RECORD EXTRACTS start

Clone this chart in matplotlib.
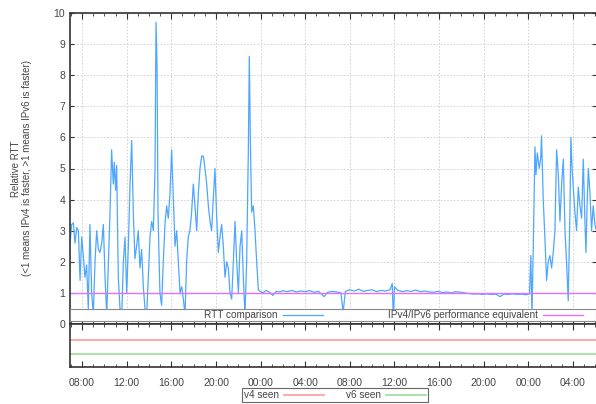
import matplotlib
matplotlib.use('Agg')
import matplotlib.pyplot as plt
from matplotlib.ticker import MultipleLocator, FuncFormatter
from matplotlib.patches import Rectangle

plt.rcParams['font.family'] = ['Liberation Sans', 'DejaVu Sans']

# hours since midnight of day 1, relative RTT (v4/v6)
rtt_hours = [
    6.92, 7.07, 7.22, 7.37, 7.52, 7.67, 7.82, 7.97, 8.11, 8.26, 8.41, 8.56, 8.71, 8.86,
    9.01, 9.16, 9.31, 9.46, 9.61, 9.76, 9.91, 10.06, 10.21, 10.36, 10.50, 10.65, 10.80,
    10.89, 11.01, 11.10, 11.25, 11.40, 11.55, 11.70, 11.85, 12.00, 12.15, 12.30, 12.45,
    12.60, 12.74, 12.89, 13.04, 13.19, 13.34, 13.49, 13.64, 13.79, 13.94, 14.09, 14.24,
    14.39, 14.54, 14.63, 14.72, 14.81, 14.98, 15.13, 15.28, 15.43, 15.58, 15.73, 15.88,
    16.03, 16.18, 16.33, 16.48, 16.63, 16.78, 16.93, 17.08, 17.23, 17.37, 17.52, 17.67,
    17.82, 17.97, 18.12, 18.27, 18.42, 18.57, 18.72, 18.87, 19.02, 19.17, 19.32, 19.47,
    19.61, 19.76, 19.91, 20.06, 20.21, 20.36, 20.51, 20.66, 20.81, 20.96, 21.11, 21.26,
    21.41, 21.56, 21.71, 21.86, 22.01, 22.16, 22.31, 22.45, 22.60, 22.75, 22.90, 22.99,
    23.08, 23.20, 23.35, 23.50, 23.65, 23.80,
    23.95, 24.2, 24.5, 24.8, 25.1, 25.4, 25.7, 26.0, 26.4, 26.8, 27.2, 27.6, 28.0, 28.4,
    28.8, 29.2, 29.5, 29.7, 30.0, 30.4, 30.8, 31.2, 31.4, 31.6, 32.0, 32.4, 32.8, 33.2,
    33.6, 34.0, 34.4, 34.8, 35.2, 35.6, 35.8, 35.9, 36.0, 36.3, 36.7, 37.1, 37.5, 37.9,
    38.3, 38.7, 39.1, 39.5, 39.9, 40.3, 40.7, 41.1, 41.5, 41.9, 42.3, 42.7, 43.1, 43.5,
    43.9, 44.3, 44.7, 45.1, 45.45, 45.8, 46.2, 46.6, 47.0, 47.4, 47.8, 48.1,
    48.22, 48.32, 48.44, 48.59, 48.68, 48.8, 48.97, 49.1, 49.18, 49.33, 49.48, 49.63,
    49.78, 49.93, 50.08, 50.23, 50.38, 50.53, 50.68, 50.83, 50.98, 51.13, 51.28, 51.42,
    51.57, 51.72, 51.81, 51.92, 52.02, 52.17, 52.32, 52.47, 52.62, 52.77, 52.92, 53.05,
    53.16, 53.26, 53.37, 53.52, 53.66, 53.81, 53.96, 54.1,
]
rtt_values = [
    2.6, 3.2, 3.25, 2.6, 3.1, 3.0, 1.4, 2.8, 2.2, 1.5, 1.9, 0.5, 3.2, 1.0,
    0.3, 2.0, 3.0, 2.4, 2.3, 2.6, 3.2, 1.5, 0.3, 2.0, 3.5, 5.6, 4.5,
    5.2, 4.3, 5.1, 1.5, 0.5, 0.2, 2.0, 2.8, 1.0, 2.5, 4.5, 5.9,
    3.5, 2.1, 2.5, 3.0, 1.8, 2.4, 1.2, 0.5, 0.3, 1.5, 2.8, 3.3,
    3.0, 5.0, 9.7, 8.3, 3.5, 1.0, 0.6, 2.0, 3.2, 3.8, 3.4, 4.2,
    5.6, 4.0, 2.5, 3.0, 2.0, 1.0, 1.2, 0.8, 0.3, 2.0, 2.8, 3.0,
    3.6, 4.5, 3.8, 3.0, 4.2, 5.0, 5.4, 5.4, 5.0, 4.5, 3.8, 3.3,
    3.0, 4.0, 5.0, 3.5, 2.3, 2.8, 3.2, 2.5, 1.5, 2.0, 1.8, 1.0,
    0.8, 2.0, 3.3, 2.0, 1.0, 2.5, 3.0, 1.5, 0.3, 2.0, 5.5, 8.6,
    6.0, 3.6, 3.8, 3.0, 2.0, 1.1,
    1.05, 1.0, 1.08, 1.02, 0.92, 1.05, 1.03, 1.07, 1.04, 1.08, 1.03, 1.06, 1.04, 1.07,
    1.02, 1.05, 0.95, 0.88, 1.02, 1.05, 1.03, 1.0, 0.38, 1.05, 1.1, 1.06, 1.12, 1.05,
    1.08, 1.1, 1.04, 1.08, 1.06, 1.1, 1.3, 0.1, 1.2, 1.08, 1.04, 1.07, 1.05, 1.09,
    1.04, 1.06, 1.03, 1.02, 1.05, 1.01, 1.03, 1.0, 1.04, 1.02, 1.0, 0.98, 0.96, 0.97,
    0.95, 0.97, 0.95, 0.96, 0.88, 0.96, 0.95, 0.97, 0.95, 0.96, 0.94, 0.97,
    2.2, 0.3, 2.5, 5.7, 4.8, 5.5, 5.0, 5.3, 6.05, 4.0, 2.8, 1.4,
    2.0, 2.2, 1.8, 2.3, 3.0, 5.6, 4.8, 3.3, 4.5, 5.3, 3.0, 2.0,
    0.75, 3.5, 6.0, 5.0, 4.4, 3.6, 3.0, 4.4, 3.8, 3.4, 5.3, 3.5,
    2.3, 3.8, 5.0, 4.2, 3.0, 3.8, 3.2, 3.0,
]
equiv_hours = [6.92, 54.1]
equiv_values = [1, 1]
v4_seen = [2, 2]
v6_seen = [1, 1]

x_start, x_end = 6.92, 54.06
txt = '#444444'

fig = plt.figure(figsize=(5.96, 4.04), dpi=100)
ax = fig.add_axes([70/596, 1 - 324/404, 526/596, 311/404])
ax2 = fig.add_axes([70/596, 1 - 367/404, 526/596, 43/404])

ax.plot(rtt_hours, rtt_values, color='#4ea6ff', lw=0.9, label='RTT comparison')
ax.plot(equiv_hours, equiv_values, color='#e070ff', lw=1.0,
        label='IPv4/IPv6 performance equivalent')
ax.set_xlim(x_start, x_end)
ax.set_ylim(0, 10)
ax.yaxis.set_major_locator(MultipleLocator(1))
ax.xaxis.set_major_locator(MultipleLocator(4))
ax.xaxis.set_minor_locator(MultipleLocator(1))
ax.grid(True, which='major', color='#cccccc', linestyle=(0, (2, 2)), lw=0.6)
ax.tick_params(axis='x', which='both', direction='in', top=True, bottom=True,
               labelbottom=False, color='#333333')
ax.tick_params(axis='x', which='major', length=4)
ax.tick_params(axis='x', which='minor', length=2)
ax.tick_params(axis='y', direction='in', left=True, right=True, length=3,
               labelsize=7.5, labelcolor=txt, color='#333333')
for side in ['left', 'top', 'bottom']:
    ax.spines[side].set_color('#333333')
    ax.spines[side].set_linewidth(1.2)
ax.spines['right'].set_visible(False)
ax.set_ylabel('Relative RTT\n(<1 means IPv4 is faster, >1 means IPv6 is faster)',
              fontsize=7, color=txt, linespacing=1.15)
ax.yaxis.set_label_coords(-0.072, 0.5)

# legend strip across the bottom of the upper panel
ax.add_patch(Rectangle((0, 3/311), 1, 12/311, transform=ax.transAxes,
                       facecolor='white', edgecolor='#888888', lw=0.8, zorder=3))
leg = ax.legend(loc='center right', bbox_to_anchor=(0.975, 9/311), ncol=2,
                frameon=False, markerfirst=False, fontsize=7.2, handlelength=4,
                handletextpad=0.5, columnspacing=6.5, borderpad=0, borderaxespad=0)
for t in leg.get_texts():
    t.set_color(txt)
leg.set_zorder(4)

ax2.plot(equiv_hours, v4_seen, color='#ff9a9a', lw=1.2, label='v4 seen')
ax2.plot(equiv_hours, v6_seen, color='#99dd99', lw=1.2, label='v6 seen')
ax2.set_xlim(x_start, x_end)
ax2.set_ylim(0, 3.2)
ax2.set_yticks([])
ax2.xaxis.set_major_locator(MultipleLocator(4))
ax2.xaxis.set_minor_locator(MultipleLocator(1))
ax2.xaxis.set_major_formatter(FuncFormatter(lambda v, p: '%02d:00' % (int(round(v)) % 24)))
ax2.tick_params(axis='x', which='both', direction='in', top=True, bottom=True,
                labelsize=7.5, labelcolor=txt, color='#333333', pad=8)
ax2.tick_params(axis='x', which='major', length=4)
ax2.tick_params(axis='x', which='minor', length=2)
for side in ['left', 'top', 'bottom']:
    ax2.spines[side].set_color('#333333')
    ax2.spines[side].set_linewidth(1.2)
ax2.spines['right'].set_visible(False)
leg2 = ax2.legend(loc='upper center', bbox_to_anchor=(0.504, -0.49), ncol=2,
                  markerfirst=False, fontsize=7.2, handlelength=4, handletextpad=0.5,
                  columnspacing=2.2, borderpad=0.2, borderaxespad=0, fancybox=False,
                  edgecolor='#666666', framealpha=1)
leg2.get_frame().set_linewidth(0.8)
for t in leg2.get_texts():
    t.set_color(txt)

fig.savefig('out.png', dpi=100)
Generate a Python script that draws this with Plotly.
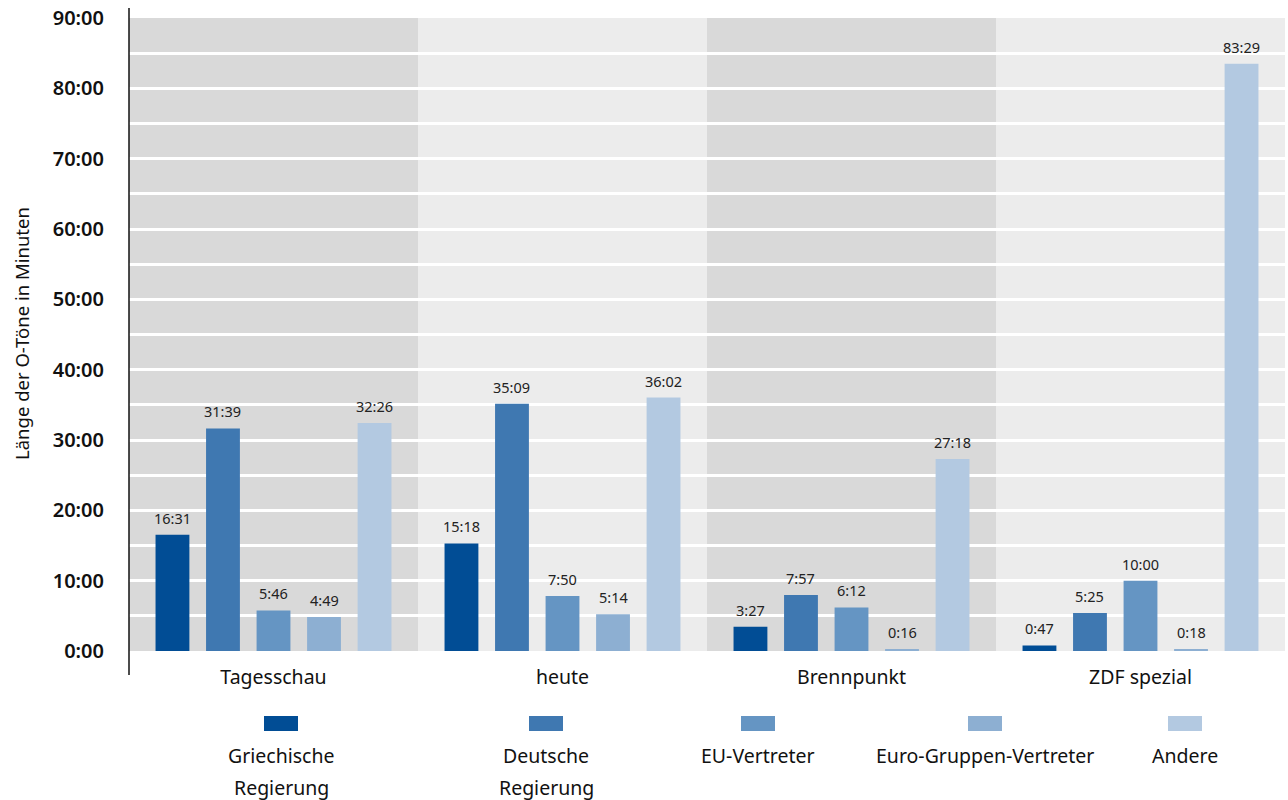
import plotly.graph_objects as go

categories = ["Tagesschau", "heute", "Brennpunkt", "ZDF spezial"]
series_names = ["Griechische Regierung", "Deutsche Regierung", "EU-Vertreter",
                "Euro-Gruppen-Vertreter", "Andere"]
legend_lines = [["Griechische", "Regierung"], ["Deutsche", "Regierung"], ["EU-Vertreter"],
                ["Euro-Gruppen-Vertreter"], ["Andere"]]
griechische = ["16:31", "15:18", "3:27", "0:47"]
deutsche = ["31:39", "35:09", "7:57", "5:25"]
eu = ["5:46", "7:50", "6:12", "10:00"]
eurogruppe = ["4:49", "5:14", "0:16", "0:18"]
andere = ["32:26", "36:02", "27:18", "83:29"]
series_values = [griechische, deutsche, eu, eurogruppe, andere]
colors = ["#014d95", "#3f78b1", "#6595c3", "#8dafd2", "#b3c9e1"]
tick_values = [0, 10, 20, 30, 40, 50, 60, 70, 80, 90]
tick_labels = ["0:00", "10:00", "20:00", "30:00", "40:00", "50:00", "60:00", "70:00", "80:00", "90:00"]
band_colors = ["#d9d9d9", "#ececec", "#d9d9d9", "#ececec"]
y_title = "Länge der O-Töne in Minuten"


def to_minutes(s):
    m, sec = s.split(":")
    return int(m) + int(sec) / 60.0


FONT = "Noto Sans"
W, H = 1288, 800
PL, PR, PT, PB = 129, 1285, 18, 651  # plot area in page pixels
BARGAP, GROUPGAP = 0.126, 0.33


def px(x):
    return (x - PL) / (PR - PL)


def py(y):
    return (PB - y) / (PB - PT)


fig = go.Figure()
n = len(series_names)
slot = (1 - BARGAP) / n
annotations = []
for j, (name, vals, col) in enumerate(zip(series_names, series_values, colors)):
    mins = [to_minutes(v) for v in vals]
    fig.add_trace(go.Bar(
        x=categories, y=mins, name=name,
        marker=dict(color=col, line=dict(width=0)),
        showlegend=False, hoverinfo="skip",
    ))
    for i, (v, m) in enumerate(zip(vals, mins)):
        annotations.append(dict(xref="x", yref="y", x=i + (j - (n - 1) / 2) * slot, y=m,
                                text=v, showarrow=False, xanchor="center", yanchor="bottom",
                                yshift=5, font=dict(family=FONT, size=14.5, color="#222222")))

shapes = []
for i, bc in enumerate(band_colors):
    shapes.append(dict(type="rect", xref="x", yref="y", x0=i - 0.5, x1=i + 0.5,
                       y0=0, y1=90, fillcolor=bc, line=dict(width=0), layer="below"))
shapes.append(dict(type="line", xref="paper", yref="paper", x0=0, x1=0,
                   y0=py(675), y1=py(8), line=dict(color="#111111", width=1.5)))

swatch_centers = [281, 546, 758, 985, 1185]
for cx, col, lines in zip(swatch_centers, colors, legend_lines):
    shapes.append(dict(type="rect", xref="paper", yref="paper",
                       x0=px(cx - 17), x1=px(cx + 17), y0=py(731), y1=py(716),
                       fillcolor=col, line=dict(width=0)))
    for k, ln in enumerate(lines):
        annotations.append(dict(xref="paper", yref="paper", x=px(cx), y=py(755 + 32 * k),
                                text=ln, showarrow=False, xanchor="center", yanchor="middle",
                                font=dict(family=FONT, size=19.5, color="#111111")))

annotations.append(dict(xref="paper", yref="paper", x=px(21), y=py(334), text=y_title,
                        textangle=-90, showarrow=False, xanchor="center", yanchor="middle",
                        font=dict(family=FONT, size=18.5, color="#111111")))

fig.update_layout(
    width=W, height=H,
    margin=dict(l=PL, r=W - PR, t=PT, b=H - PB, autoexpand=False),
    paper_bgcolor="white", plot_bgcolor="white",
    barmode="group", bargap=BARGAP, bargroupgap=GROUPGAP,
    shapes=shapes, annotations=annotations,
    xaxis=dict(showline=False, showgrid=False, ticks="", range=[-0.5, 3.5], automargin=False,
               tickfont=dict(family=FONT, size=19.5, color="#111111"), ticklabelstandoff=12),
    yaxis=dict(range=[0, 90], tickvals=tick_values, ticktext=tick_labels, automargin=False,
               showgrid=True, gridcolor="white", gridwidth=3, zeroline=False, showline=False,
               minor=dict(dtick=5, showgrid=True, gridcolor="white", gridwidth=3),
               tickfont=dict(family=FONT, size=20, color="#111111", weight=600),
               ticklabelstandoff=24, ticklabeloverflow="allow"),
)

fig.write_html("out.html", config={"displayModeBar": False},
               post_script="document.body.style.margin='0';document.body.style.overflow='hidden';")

RECORD EXTRACTS end

§ BRIEF: Please quote the lines of the material, beginning with the first and ending with the one that contains "plt.rcParams['font.family'] = ['Liberation", exactly as written and without any pictures.

§ EXERCISE RESPONSE:
Clone this chart in matplotlib.
import matplotlib
matplotlib.use('Agg')
import matplotlib.pyplot as plt
from matplotlib.ticker import MultipleLocator, FuncFormatter
from matplotlib.patches import Rectangle

plt.rcParams['font.family'] = ['Liberation Sans', 'DejaVu Sans']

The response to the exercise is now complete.